Initialize the acquire. Return TRUE if we succeeded.

*/

int InitAcquire(void)

{

       i16 iStatus = 0;

       i16 iGain = 1;

       f64 dSampRate = 1000.0;

       i16 iSampTB = 0;

       u16 uSampInt = 0;

       i32 lTimeout = 180;

       int result = 1;

       /*

       This sets a timeout limit (#Sec * 18ticks/Sec) so that if there

       is something wrong, the program won't hang on the DAQ_DB_Transfer

       call.

       */

       iStatus = Timeout_Config(gDevice, lTimeout);

              result = result && (iStatus >= 0);

       /*

       Convert sample rate (S/sec) to appropriate timebase and sample

       interval values.

       */

       iStatus = DAQ_Rate(dSampRate, kPtsPerSecond, &iSampTB, &uSampInt);

              result = result && (iStatus >= 0);

       /* Turn ON software double-buffered mode. */

       iStatus = DAQ_DB_Config(gDevice, kDBModeON);

              result = result && (iStatus >= 0);

       /*

       Acquire data indefinitely into circular buffer from a single channel.

       */

       iStatus = DAQ_Start(gDevice, gChan, iGain, gAcquireBuffer, kBufferSize, iSampTB, uSampInt);

              result = result && (iStatus >= 0);

              gAcqFailed = !result;

              return result;

}

void FinishAcquire(void)

{

       /* CLEANUP - Don't check for errors on purpose. */

       (void) DAQ_Clear(gDevice);

       /* Set DB mode back to initial state. */

       (void) DAQ_DB_Config(gDevice, kDBModeOFF);

       /* Disable timeouts. */

       (void) Timeout_Config(gDevice, -1);

}

void DoAcquire(void)

{

       i16 iStatus = 0;

       i16 hasStopped = 0;

       u32 nPtsOut = 0;

       iStatus = DAQ_DB_Transfer(gDevice, gAcquireOut, &nPtsOut, &hasStopped);

       gAcqFailed = (iStatus < 0);

}

// Analysis Section ----------------------------------------------

void DoProcess(void)

{

       int err;

       /* Perform power spectrum on the data. */

       err = Spectrum(gProcessArr, kNPts);

       gProcessFailed = (err != 0);

}

// Save Section --------------------------------------------------

static HANDLE*gSaveFile;       /* output file pointer */

/*

Initialize save information. Return TRUE if we succeed.

*/

int InitSave(void)

{

       gSaveFile = CreateFile("data.out", GENERIC_WRITE, 0,

              NULL, CREATE_ALWAYS, FILE_ATTRIBUTE_NORMAL, NULL);

       gSaveFailed = gSaveFile == INVALID_HANDLE_VALUE;

       return !gSaveFailed;

}

void FinishSave(void)

{

       CloseHandle(gSaveFile);

}

void DoSave(void)

{

       DWORD nWritten;

       BOOL succeeded;

       succeeded = WriteFile(gSaveFile, gSaveArr, sizeof(gSaveArr), &nWritten, NULL);

       if (!succeeded || nWritten != sizeof(gSaveArr))

       gSaveFailed = 1;

}

Example 2: G Code Equivalent of C Code in Example 1

The Parallel Process VI contains no additional code for threading because multithreading is built into LabVIEW. All the threads or tasks on the block diagram are synchronized each iteration of the loop. As you add functionality to the LabVIEW VI, LabVIEW handles the thread management automatically.

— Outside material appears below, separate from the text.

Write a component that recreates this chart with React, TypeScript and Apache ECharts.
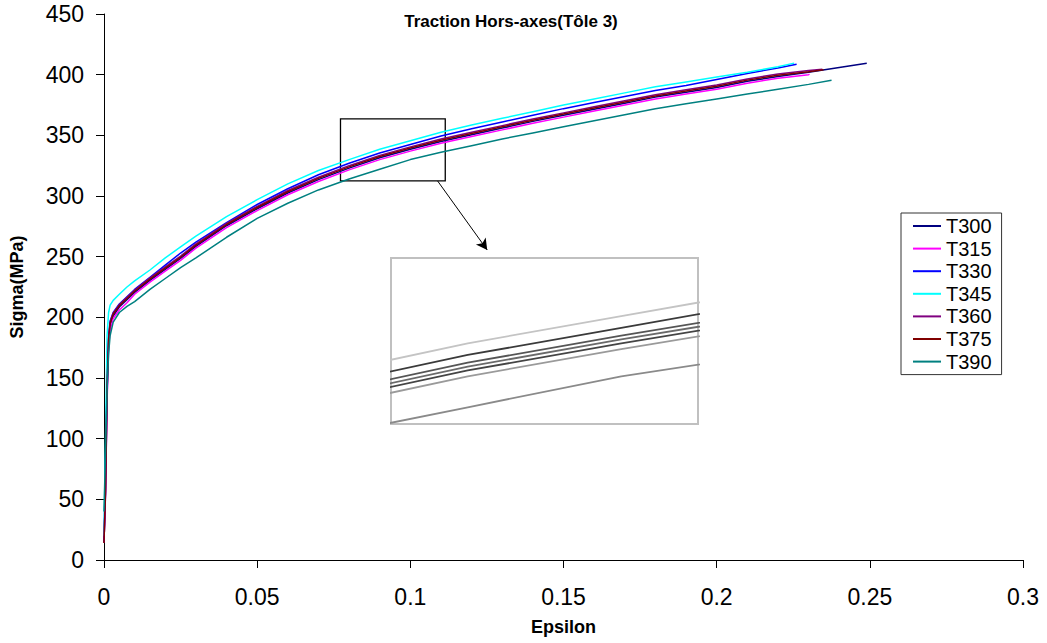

LabVIEW resolves most of the thread management difficulties. Instead of creating and controlling threads, you simply enable multithreading as a preference, without any additional programming. LabVIEW chooses a multithreaded configuration for the application, or you can customize configurations and priorities by selecting File»VI Properties and selecting Execution in the VI Properties dialog box. Priority settings automatically translate to set operating system priorities for the multiple threads. You can choose different thread configurations to optimize for data acquisition, instrument control, or other custom configurations. Experimentation in creating multithreading VIs in LabVIEW sometimes yields the best solution. However, if you use C or other text-based languages, rewriting the application to experiment with different configurations can take too much time and effort for the possible rewards.

LabVIEW set in multithreaded execution mode manages threads automatically. With LabVIEW, you do not have to be an expert to write multithreaded applications. However, you can still choose custom priorities and configurations if you need more control. Although C users have more low-level direct control of individual threads, they face a more complex set of issues when creating multithreaded applications.